Records from a data source
┌──

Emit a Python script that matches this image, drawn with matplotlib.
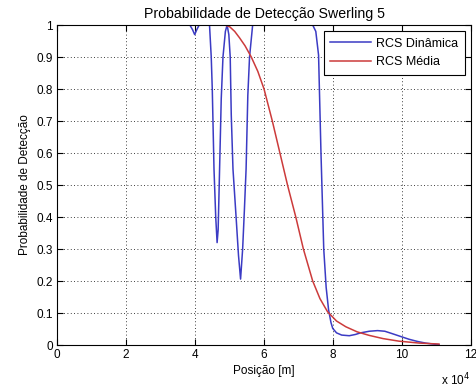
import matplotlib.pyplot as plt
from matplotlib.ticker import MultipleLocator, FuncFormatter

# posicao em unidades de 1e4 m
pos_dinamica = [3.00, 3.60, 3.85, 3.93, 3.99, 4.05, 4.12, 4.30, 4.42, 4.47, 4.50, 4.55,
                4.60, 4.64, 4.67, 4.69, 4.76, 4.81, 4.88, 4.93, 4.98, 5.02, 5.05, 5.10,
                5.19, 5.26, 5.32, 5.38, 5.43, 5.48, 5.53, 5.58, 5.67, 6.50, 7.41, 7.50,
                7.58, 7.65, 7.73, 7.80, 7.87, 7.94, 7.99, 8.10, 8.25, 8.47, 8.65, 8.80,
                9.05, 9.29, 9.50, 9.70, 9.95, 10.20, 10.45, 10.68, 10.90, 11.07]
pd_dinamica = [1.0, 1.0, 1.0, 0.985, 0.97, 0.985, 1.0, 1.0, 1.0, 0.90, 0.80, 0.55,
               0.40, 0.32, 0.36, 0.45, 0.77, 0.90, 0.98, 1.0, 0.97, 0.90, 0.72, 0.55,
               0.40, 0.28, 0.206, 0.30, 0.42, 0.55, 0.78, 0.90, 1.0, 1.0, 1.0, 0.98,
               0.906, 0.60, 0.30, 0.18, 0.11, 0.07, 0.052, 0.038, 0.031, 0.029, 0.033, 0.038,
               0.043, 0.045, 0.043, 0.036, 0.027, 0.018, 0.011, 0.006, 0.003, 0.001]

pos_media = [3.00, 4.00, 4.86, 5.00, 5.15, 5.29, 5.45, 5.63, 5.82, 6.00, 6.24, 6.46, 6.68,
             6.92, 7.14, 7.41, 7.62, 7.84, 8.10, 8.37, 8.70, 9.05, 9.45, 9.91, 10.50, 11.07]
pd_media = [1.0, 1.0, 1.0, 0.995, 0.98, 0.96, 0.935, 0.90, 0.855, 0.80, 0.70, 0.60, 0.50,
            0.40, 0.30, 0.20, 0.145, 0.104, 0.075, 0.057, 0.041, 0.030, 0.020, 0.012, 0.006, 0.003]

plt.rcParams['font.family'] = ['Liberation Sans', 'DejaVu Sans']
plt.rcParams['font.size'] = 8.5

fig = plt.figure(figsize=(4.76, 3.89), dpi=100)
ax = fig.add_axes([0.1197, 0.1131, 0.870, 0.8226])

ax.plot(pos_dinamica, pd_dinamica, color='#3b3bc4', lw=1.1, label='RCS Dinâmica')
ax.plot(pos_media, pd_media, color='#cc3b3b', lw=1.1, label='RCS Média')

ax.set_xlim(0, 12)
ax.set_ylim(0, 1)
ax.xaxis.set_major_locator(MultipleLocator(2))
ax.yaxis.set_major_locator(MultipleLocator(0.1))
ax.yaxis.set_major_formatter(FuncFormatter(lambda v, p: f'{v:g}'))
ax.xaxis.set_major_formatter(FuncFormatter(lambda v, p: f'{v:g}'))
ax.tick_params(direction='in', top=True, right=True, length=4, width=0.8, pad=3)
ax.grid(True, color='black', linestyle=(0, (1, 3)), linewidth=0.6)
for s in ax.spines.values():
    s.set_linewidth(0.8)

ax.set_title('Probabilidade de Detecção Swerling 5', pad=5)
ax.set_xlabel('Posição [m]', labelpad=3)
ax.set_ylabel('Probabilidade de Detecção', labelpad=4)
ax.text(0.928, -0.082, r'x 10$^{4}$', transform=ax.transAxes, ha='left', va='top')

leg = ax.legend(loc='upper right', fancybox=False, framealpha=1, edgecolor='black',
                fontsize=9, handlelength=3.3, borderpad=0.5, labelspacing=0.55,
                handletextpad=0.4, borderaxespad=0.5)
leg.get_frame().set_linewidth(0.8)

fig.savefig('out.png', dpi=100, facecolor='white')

└──
┌──

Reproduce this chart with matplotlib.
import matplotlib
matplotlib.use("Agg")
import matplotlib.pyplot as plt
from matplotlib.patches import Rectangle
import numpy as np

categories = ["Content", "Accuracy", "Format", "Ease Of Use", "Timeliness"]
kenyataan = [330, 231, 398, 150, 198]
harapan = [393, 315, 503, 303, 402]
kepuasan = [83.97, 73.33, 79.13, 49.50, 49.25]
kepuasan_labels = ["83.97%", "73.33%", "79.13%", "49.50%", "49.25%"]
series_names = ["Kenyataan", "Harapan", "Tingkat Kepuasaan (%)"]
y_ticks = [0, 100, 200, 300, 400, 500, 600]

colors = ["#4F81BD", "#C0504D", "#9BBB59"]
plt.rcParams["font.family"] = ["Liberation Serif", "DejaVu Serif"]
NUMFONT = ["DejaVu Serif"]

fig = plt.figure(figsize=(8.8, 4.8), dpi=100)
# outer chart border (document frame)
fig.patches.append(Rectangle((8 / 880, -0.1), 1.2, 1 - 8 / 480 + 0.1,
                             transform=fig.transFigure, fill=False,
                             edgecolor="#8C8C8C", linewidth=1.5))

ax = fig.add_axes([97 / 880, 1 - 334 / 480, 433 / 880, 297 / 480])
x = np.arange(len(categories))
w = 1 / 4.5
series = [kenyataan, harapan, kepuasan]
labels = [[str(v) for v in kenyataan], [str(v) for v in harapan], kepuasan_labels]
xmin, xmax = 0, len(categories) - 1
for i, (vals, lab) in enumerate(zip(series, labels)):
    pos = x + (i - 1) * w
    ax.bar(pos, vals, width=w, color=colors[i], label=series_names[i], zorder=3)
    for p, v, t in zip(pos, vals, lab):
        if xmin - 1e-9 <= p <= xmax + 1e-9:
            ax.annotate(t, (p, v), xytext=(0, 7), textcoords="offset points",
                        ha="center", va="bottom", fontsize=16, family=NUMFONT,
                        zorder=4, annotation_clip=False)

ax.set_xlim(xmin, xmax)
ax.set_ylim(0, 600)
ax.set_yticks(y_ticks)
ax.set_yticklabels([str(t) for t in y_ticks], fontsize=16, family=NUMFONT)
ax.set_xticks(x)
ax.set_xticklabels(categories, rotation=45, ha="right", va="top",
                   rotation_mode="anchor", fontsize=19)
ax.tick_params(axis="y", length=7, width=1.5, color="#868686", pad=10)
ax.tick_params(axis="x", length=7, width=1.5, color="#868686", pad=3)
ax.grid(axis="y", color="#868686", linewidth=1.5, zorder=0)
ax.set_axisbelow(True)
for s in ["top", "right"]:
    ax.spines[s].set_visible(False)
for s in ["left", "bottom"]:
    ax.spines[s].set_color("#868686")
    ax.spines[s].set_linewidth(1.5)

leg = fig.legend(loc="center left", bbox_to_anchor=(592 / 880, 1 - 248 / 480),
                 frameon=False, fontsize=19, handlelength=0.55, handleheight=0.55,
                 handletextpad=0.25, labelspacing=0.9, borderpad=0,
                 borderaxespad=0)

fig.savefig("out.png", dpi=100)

└──
┌──

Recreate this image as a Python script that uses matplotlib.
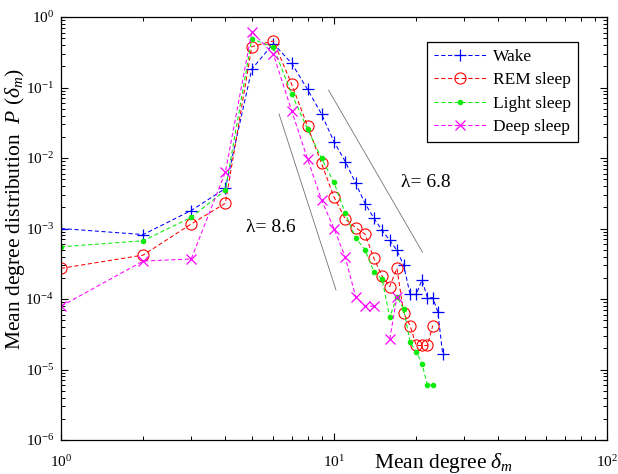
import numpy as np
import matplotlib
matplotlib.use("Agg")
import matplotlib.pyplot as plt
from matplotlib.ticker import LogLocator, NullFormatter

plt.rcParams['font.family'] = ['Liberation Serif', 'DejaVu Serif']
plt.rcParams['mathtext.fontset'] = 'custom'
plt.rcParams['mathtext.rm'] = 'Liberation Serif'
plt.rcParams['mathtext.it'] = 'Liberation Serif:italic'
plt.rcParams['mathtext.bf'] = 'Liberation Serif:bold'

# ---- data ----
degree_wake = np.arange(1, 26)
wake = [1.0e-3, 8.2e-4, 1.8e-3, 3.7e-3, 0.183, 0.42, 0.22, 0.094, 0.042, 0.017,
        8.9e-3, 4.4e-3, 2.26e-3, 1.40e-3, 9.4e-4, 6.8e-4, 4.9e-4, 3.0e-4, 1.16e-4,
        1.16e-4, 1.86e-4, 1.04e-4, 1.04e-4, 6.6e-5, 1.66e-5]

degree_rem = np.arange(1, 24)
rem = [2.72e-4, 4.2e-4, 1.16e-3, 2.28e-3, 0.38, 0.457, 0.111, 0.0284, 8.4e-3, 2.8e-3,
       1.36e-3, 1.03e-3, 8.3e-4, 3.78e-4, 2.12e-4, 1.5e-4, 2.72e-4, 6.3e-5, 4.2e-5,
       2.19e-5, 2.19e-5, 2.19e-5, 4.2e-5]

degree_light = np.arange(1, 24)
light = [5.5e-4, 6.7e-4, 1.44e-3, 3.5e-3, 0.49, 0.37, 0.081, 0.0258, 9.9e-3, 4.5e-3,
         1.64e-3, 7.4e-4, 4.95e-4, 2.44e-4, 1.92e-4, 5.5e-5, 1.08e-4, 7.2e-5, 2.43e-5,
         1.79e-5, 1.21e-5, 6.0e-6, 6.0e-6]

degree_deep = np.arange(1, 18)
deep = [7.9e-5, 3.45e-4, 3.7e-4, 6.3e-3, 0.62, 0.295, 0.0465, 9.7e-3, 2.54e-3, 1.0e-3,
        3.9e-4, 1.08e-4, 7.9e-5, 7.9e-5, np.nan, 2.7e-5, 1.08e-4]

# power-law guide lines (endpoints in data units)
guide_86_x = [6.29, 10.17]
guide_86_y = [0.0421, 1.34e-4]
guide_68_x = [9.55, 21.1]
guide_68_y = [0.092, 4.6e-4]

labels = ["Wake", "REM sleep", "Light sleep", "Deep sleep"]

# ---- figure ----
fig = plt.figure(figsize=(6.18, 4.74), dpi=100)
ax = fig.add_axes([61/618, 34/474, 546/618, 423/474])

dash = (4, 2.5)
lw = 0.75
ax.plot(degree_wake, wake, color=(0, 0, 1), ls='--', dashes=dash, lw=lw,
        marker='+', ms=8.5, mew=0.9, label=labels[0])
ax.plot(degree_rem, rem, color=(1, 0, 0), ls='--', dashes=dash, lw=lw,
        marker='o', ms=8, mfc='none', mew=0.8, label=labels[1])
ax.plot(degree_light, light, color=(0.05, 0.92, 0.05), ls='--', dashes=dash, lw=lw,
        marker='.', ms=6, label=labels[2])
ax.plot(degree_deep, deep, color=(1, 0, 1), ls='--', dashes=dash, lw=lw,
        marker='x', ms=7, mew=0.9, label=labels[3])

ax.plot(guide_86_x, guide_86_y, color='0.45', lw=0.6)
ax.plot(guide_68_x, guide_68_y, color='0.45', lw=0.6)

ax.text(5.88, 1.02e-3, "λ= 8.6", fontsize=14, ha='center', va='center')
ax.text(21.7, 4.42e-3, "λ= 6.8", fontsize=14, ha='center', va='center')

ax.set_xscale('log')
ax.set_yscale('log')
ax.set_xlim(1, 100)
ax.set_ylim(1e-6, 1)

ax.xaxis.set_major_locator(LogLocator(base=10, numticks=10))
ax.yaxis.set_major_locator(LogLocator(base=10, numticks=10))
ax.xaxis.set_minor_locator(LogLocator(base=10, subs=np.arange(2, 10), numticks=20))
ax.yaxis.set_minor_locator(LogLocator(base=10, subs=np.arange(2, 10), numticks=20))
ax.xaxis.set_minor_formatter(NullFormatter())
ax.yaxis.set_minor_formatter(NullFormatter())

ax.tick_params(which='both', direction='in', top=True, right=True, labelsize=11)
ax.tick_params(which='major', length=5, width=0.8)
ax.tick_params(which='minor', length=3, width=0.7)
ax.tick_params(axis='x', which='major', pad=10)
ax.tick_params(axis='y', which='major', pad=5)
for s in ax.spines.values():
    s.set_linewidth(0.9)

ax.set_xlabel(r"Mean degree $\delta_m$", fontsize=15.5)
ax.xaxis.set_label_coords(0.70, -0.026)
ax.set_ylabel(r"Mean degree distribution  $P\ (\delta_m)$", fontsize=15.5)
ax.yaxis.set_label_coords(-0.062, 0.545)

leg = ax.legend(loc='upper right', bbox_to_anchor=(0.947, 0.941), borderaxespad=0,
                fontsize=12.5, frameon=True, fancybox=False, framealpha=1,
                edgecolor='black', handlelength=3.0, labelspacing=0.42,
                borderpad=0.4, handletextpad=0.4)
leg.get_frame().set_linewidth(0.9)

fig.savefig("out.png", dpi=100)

└──

#### Aim of the exercise
Out of the records above, set down only the lines from the one that contains "Recreate this image" through the one that contains "2.19e-5, 2.19e-5, 2.19e-5, 4.2e-5]", unchanged and without the pictures.

#### Reply
Recreate this image as a Python script that uses matplotlib.
import numpy as np
import matplotlib
matplotlib.use("Agg")
import matplotlib.pyplot as plt
from matplotlib.ticker import LogLocator, NullFormatter

plt.rcParams['font.family'] = ['Liberation Serif', 'DejaVu Serif']
plt.rcParams['mathtext.fontset'] = 'custom'
plt.rcParams['mathtext.rm'] = 'Liberation Serif'
plt.rcParams['mathtext.it'] = 'Liberation Serif:italic'
plt.rcParams['mathtext.bf'] = 'Liberation Serif:bold'

# ---- data ----
degree_wake = np.arange(1, 26)
wake = [1.0e-3, 8.2e-4, 1.8e-3, 3.7e-3, 0.183, 0.42, 0.22, 0.094, 0.042, 0.017,
        8.9e-3, 4.4e-3, 2.26e-3, 1.40e-3, 9.4e-4, 6.8e-4, 4.9e-4, 3.0e-4, 1.16e-4,
        1.16e-4, 1.86e-4, 1.04e-4, 1.04e-4, 6.6e-5, 1.66e-5]

degree_rem = np.arange(1, 24)
rem = [2.72e-4, 4.2e-4, 1.16e-3, 2.28e-3, 0.38, 0.457, 0.111, 0.0284, 8.4e-3, 2.8e-3,
       1.36e-3, 1.03e-3, 8.3e-4, 3.78e-4, 2.12e-4, 1.5e-4, 2.72e-4, 6.3e-5, 4.2e-5,
       2.19e-5, 2.19e-5, 2.19e-5, 4.2e-5]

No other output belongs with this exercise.